C’était un état d’esprit
C’était un état d’espritTemps de lecture : 4 minutes
Au Maroc, ma génération a été élevée dans l’esprit de la gauche française. Elle a été notre référence, notre espoir, notre refuge. Le Parti communiste avait un statut à part. Par gauche, nous entendions progrès social, justice pour les démunis, égalité de l’homme et de la femme (émergence de l’individu), primauté de l’intérêt national sur le particulier, solidarité avec les peuples opprimés ou vivant sous occupation coloniale. Dans notre esprit, la gauche se confondait avec une fraternité par-delà les frontières, une générosité rejetant l’égocentrisme d’une partie de l’Occident.
La gauche, c’était un état d’esprit, une vision du monde, un mode de vie, un engagement afin de rendre la douleur du monde moins épaisse, moins lourde et pour aller de l’avant vers un avenir sans guerre.
La gauche, c’était un rêve. Rêve d’un « avenir radieux » selon l’expression d’Alexandre Zinoviev, même si ce titre était ironique. Nous voulions la lumière, c’est-à-dire cette liberté émanant d’un État de droit, avec une justice indépendante et du politique et des milieux de l’argent.
Nous étions naïfs et nous le savions. Mais quand on est jeune, tous les rêves sont permis, disions-nous.
Vues d’un Maroc vivant sous une chape de plomb, les valeurs portées par la gauche telle que nous l’imaginions ne pouvaient qu’être libératrices et progressistes. Mais la gauche française allait petit à petit perdre ses gènes, ses racines, ses qualités premières. D’abord la découverte du stalinisme et de ses crimes, ensuite l’émergence d’un socialisme tiède et « réaliste », et l’abandon de quelques exigences fondamentales au profit d’accommodements politiciens, allaient ouvrir la voie à la faillite de la gauche. Cela a mis du temps, trois ou quatre décennies, mais nous voilà aujourd’hui orphelins de la gauche telle que nos rêves l’avaient dessinée.

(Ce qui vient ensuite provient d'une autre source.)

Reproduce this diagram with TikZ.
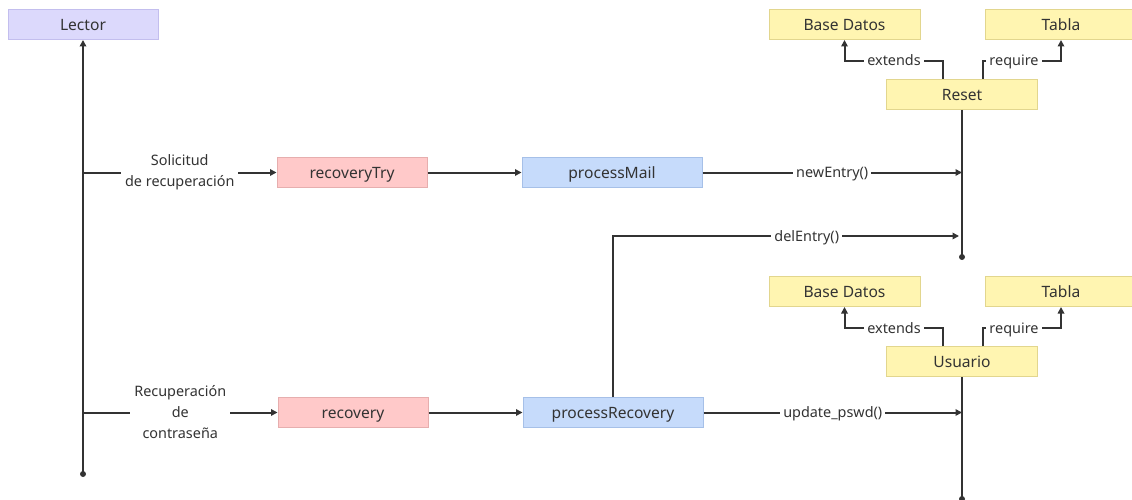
\documentclass[tikz,border=0pt]{standalone}
\usepackage{fontspec}
\setmainfont{Noto Sans}
\usetikzlibrary{arrows.meta,positioning}

\definecolor{ink}{HTML}{333333}
\definecolor{actorFill}{HTML}{DCD9FC}
\definecolor{actorLine}{HTML}{C3BEEE}
\definecolor{tryFill}{HTML}{FFC9C9}
\definecolor{tryLine}{HTML}{E6AEAE}
\definecolor{procFill}{HTML}{C6DBFB}
\definecolor{procLine}{HTML}{A6C0E8}
\definecolor{dataFill}{HTML}{FFF5B1}
\definecolor{dataLine}{HTML}{E2D68E}

\tikzset{
  box/.style={draw, line width=1pt, minimum height=30pt, inner sep=0pt,
    text height=14pt, text depth=1.5pt,
    font=\fontsize{15.6}{18}\selectfont, text=ink},
  actorbox/.style={box, fill=actorFill, draw=actorLine, minimum width=150pt},
  trybox/.style={box, fill=tryFill, draw=tryLine, minimum width=150pt},
  procbox/.style={box, fill=procFill, draw=procLine, minimum width=180pt},
  databox/.style={box, fill=dataFill, draw=dataLine, minimum width=151pt},
  wire/.style={draw=ink, line width=2pt},
  flow/.style={wire, -{Triangle[length=6.5pt,width=6.5pt]}},
  tag/.style={fill=white, text=ink, inner sep=4pt, align=center,
    font=\fontsize{14.4}{21}\selectfont},
  calltag/.style={tag, inner sep=3pt, text height=12pt, text depth=2pt},
  dot/.style={circle, fill=ink, inner sep=0pt, minimum size=6pt},
}

\begin{document}
\begin{tikzpicture}[x=1pt, y=-1pt]
  \useasboundingbox (0,0) rectangle (1132,500);

  % participants
  \node[actorbox] (lector) at (83,24.5) {Lector};
  \node[trybox]   (recoveryTry) at (352,172.5) {recoveryTry};
  \node[trybox]   (recovery) at (353,412.5) {recovery};
  \node[procbox]  (processMail) at (612,172.5) {processMail};
  \node[procbox]  (processRecovery) at (613,412.5) {processRecovery};

  \node[databox]  (reset) at (962,94.5) {Reset};
  \node[databox]  (baseA) at (844.5,24.5) {Base Datos};
  \node[databox]  (tablaA) at (1061,24.5) {Tabla};

  \node[databox]  (usuario) at (962,361.5) {Usuario};
  \node[databox]  (baseB) at (844.5,291.5) {Base Datos};
  \node[databox]  (tablaB) at (1061,291.5) {Tabla};

  % lifeline ends and junctions
  \coordinate (lectorEnd) at (83,474);
  \coordinate (lectorA) at (83,172.5);
  \coordinate (lectorB) at (83,412.5);
  \coordinate (resetEnd) at (962,257);
  \coordinate (resetIn1) at (962,172.5);
  \coordinate (resetIn2) at (959,236);
  \coordinate (usuarioEnd) at (962,499);
  \coordinate (usuarioIn) at (962,412.5);

  % lifelines
  \draw[flow] (lectorEnd) -- (lector.south);
  \node[dot] at (lectorEnd) {};
  \draw[wire] (reset.south) -- (resetEnd);
  \node[dot] at (resetEnd) {};
  \draw[wire] (usuario.south) -- (usuarioEnd);
  \node[dot] at (usuarioEnd) {};

  % requests from Lector
  \draw[flow] (lectorA) -- node[tag] {Solicitud\\de recuperación} (recoveryTry.west);
  \draw[flow] (lectorB) -- node[tag] {Recuperación\\de\\contraseña} (recovery.west);

  % processing chain
  \draw[flow] (recoveryTry.east) -- (processMail.west);
  \draw[flow] (recovery.east) -- (processRecovery.west);
  \draw[flow] (processMail.east) -- node[calltag] {newEntry()} (resetIn1);
  \draw[flow] (processRecovery.north) |- node[calltag, pos=0.78] {delEntry()} (resetIn2);
  \draw[flow] (processRecovery.east) -- node[calltag] {update\_pswd()} (usuarioIn);

  % Reset dependencies
  \draw[flow] ([xshift=-19pt]reset.north) |- (894,61)
    node[calltag] {extends} -- (844.5,61) -- (baseA.south);
  \draw[flow] ([xshift=21pt]reset.north) |- (1014,61)
    node[calltag] {require} -- (1061,61) -- (tablaA.south);

  % Usuario dependencies
  \draw[flow] ([xshift=-19pt]usuario.north) |- (894,328)
    node[calltag] {extends} -- (844.5,328) -- (baseB.south);
  \draw[flow] ([xshift=21pt]usuario.north) |- (1014,328)
    node[calltag] {require} -- (1061,328) -- (tablaB.south);
\end{tikzpicture}
\end{document}
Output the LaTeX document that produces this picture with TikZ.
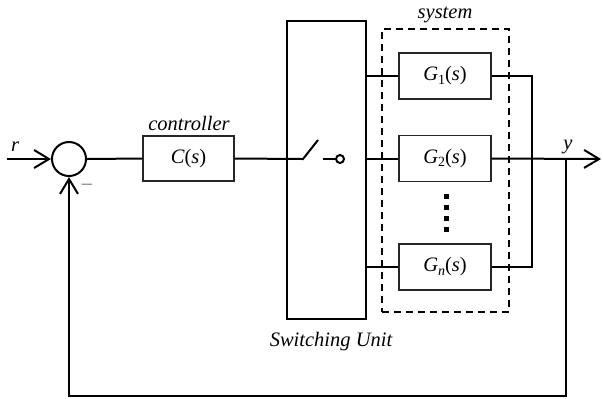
\documentclass[tikz,border=0pt]{standalone}
\usepackage{fontspec}
\setmainfont{Liberation Serif}
\usetikzlibrary{arrows.meta}
\begin{document}
\begin{tikzpicture}[x=0.5pt,y=-0.5pt,
  font=\fontsize{10.25}{12}\selectfont,
  wire/.style={line width=1pt},
  blockbox/.style={draw=black!85, line width=0.65pt, minimum width=46pt, minimum height=23pt, inner sep=0pt},
  lbl/.style={font=\fontsize{10.25}{12}\selectfont\itshape, inner sep=0pt},
  arr/.style={-{Straight Barb[length=7.5pt,width=9pt,line width=1pt]}}]
\useasboundingbox (0,0) rectangle (603,398);
\newcommand{\Gsub}[1]{\textit{G}\raisebox{-0.35ex}{\fontsize{7}{8}\selectfont #1}(\textit{s})}

% summing junction
\node[circle, draw, line width=1pt, minimum size=17pt, inner sep=0pt] (sum) at (69,159) {};
\coordinate (rin) at (7,159);
\draw[wire,arr] (rin) -- (sum.west);
\node[lbl] (rl) at (15,147) {r};
\node[text=black!55, inner sep=0pt] (minus) at (87,187) {–};

% controller
\node[blockbox, minimum width=45.5pt, minimum height=22.5pt] (C) at (188.5,158.5) {\textit{C}(\textit{s})};
\node[lbl] (cl) at (189,123) {controller};
\draw[wire] (sum.east) -- (C.west);

% switching unit
\node[draw, line width=1pt, minimum width=39.5pt, minimum height=149pt, inner sep=0pt] (sw) at (326.5,170) {};
\node[lbl] (swl) at (331,342) {Switching Unit};
\coordinate (piv) at (303,159);
\coordinate (blade) at (318,140);
\coordinate (d1) at (323,159);
\node[circle, draw, line width=1pt, minimum size=4pt, inner sep=0pt] (term) at (340,159) {};
\draw[wire] (C.east) -- (piv) -- (blade);
\draw[wire] (d1) -- (term.west);

% system
\node[draw, line width=1pt, dash pattern=on 3.5pt off 2.5pt, minimum width=63.5pt, minimum height=141.5pt, inner sep=0pt] (sys) at (445.5,170.5) {};
\node[lbl] (sysl) at (445,15) {system};
\node[blockbox] (G1) at (445,76) {\Gsub{1}};
\node[blockbox] (G2) at (445,158.5) {\Gsub{2}};
\node[blockbox] (Gn) at (445,267) {\textit{G}\raisebox{-0.35ex}{\fontsize{7}{8}\selectfont\itshape n}(\textit{s})};
\foreach \yy in {196,207,218,229}{
  \fill (443.5,\yy-2.5) rectangle +(5,5);
}
\draw[wire] (G1.west -| sw.east) -- (G1.west);
\draw[wire] (G2.west -| sw.east) -- (G2.west);
\draw[wire] (Gn.west -| sw.east) -- (Gn.west);

% outputs
\coordinate (m1) at (532,76);
\coordinate (mn) at (532,267);
\draw[wire] (G1.east) -- (m1) -- (mn) -- (Gn.east);
\coordinate (out) at (601,159);
\draw[wire,arr] (G2.east) -- (out);
\node[lbl] (yl) at (568,147) {y};

% feedback
\coordinate (tap) at (566,159);
\coordinate (b1) at (566,396);
\coordinate (b0) at (69,396);
\draw[wire,arr] (tap) -- (b1) -- (b0) -- (sum.south);
\end{tikzpicture}
\end{document}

Aujourd’hui, on trouve normal et même très acceptable le fait qu’un candidat à l’élection présidentielle soit et de gauche et de droite, réalisant ainsi une synthèse que nous ne pouvions imaginer. Et face au danger réel de l’extrême droite et au repli et au conservatisme d’une droite rigide, nombre d’hommes et de femmes de gauche s’autopersuadent que la voie médiane est la seule solution. Finie la gauche. Soyons réalistes. Ce ne sont plus les idées qui gouvernent le monde, c’est le marché de l’argent mondial qui décide du sort des peuples.
C’est dans ce contexte de plus en plus violent que l’histoire est en train d’effacer les valeurs de gauche dans le monde. Le nationalisme lié au populisme aboutit à la fermeture non seulement des frontières mais aussi des mentalités. L’élection de Trump, la politique de rejet des réfugiés dans des pays comme la Hongrie, la Pologne et bien d’autres, les scores de plus en plus inquiétants que les sondages accordent à l’extrême droite que ce soit aux Pays-Bas ou en France, les tragédies du terrorisme au nom d’une religion détournée de son sens, l’afflux de migrants désespérés, tout cela alimente les peurs et les ignorances sur lesquelles joue l’extrémisme de droite, pendant que le discours de la gauche (la gauche de la gauche) devient inaudible ou irréaliste.
Le peuple est inconstant. Nous avions l’illusion de croire que le peuple est toujours de gauche. Erreur. Il peut l’être comme il peut changer d’optique et applaudir un régime autoritaire. C’est le constat le plus douloureux que les militants d’avant sont obligés de faire. Le monde accepte aujourd’hui d’assister sans bouger à la destruction du peuple syrien, à l’augmentation quasi quotidienne des colonies dans les territoires palestiniens occupés, à la falsification de l’histoire qui nourrit une grande nostalgie pour les années du fascisme. La seule nostalgie que j’ai encore est celle d’une époque où, tous les samedis, le peuple de France descendait dans les rues pour manifester contre la guerre au Vietnam, contre le racisme et l’exclusion, contre les dictatures en Amérique latine et dans le monde arabe. C’étaient les années soixante-dix. C’était un des derniers échos de Mai 68.